== AIM OF THE EXERCISE ==
Below this line is the material. Write out only its lines from the one containing "Convert this chart to Altair code." through the one containing "import pandas as pd", both kept, exactly.
- - - - -
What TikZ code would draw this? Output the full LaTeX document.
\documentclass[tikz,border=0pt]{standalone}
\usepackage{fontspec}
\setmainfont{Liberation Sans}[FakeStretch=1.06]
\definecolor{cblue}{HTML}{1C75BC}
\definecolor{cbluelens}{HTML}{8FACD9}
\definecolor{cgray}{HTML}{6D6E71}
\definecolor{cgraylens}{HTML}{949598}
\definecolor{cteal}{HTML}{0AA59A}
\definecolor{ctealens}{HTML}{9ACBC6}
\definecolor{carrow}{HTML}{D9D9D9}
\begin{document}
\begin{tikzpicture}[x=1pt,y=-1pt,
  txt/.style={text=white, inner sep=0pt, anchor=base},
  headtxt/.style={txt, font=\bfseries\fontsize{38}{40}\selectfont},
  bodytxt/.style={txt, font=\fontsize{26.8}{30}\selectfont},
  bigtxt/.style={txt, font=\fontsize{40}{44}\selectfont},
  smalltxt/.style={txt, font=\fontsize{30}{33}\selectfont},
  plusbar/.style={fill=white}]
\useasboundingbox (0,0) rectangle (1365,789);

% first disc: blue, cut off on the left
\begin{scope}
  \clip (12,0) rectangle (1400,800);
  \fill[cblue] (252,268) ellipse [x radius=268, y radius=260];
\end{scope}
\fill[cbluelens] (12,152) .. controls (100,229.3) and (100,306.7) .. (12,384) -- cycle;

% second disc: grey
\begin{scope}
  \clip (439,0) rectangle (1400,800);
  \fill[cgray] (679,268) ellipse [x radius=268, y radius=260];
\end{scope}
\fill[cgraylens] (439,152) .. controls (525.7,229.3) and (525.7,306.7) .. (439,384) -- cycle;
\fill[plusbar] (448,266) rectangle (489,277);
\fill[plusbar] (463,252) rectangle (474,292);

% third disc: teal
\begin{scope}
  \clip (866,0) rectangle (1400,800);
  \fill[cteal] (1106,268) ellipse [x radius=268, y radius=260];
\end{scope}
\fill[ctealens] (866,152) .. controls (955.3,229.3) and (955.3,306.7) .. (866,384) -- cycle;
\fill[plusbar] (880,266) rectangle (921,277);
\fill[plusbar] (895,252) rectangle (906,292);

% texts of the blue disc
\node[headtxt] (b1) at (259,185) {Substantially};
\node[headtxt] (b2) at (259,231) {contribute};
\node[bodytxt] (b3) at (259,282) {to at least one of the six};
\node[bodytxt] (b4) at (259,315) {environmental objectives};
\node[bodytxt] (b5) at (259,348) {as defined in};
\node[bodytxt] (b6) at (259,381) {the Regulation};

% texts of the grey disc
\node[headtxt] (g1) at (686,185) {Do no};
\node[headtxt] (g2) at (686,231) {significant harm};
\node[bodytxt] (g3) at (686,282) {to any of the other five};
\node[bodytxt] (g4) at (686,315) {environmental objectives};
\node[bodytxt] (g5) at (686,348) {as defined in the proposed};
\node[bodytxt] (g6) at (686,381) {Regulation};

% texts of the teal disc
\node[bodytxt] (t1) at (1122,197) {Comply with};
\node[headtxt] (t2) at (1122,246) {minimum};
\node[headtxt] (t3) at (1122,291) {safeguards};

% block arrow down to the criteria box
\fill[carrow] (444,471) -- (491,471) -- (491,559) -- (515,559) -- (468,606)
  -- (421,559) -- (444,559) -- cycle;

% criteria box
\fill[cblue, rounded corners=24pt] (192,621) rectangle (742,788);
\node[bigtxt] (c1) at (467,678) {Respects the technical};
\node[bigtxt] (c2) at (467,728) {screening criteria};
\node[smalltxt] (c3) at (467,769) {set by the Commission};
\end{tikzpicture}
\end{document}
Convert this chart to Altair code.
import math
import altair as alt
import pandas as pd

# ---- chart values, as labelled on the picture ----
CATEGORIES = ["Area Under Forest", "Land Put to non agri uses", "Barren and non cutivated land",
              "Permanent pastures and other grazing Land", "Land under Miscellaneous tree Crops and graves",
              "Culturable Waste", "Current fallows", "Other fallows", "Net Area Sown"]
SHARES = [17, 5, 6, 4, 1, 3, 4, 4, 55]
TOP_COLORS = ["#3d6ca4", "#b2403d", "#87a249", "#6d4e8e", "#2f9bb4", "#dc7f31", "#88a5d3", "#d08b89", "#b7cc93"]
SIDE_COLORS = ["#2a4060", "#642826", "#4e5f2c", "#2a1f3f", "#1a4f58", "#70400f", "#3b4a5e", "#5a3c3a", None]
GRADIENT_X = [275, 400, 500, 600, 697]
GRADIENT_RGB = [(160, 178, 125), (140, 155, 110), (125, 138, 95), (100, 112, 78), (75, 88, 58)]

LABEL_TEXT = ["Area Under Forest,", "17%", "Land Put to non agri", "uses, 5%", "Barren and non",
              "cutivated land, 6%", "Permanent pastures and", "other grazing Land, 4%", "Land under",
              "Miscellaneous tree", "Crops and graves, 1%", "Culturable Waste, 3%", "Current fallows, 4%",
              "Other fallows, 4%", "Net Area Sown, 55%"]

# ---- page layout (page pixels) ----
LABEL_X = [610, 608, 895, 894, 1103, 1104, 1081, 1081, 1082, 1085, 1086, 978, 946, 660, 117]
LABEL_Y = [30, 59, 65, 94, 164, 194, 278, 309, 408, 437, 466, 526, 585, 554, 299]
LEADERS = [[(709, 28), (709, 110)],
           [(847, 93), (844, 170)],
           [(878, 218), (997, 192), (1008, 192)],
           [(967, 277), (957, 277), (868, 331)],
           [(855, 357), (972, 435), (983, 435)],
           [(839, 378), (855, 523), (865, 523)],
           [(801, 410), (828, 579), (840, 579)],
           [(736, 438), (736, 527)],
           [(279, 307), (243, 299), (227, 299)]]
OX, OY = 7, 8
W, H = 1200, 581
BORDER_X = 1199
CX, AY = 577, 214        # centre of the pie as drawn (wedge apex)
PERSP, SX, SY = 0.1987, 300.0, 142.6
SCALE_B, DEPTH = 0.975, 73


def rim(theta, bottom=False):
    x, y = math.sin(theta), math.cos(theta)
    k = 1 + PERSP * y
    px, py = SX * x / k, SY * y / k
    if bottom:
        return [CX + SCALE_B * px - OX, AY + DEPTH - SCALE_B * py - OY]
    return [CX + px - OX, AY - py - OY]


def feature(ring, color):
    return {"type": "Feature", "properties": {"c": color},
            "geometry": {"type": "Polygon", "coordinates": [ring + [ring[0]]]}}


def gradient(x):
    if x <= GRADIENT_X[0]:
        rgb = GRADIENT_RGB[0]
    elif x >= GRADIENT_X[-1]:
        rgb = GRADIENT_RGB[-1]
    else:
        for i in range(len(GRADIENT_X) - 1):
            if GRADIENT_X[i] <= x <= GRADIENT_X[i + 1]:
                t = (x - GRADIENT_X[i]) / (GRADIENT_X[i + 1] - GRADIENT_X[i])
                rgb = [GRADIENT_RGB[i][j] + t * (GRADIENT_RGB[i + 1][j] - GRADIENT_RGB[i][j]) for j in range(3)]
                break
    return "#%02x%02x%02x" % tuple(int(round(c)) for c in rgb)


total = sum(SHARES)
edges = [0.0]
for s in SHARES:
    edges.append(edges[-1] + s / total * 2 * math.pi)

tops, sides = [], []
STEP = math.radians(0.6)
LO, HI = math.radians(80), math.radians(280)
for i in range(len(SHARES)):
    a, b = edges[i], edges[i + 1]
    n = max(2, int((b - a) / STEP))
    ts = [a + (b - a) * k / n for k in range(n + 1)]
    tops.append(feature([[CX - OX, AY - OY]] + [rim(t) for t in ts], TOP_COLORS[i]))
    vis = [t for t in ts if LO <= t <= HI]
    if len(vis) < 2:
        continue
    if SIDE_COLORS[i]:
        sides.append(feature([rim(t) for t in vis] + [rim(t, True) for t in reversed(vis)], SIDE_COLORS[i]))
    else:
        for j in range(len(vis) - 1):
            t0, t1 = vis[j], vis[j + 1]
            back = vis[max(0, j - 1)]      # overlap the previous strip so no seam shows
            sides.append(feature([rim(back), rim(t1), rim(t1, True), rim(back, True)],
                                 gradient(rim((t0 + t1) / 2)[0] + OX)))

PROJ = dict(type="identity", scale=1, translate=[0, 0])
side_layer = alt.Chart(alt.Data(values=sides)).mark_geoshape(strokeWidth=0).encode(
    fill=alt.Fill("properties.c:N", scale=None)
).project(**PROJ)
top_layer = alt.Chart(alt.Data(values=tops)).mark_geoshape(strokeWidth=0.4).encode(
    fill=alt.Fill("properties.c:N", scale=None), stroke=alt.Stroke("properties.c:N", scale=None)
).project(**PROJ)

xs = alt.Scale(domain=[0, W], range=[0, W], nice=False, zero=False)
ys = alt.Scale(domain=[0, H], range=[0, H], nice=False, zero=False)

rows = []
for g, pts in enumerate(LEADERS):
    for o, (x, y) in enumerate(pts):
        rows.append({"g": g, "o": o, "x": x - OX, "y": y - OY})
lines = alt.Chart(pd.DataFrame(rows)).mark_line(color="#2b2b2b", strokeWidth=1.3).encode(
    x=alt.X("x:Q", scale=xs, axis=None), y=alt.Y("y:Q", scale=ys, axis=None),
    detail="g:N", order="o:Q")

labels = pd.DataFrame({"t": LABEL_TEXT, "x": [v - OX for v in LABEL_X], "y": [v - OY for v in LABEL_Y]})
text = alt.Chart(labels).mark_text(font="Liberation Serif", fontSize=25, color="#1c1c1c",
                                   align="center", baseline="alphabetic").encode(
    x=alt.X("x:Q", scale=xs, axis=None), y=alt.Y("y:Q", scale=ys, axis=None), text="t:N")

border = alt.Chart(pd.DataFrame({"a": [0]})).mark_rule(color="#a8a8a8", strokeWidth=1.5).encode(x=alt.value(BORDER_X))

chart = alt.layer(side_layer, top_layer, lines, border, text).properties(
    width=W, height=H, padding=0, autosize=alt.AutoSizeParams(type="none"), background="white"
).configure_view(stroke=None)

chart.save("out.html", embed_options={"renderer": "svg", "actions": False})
- - - - -
== TASK RESULT ==
Convert this chart to Altair code.
import math
import altair as alt
import pandas as pd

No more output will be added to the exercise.